In the United States, regular employees can participate in the Oracle Corporation 401(k) Savings and Investment Plan (Oracle 401(k) Plan). Participants can generally contribute up to 40% of their eligible compensation on a per-pay-period basis as defined by the Oracle 401(k) Plan document or by the section 402(g) limit as defined by the U.S. Internal Revenue Service (IRS). We match a portion of employee contributions, currently 50% up to 6% of compensation each pay period, subject to maximum aggregate matching amounts. Our contributions to the Oracle 401(k) Plan, net of forfeitures, were $157 million, $153 million and $144 million in fiscal 2017, 2016 and 2015, respectively.

We also offer non-qualified deferred compensation plans to certain employees whereby they may defer a portion of their annual base and/or variable compensation until retirement or a date specified by the employee in accordance with the plans. Deferred compensation plan assets and liabilities were each approximately $487 million as of May 31, 2017 and were each approximately $419 million as of May 31, 2016 and were presented in other assets and other non-current liabilities in the accompanying consolidated balance sheets.

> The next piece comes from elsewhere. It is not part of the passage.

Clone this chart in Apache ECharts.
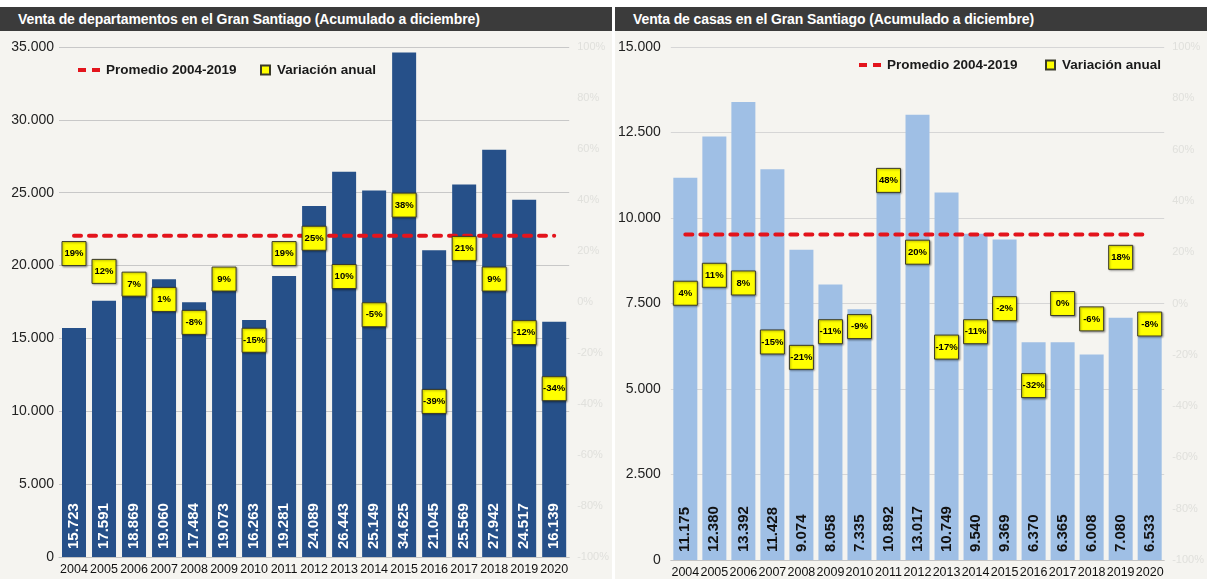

We sponsor certain defined benefit pension plans that are offered primarily by certain of our foreign subsidiaries. Many of these plans were assumed through our acquisitions or are required by local regulatory requirements. We may deposit funds for these plans with insurance companies, third-party trustees, or into government-managed accounts consistent with local regulatory requirements, as applicable. Our total defined benefit plan pension expenses were $85 million, $95 million and $69 million for fiscal 2017, 2016 and 2015, respectively. The aggregate projected benefit obligation and aggregate net liability (funded status) of our defined benefit plans as of May 31, 2017 was $1.1 billion and $712 million, respectively, and as of May 31, 2016 was $949 million and $587 million, respectively.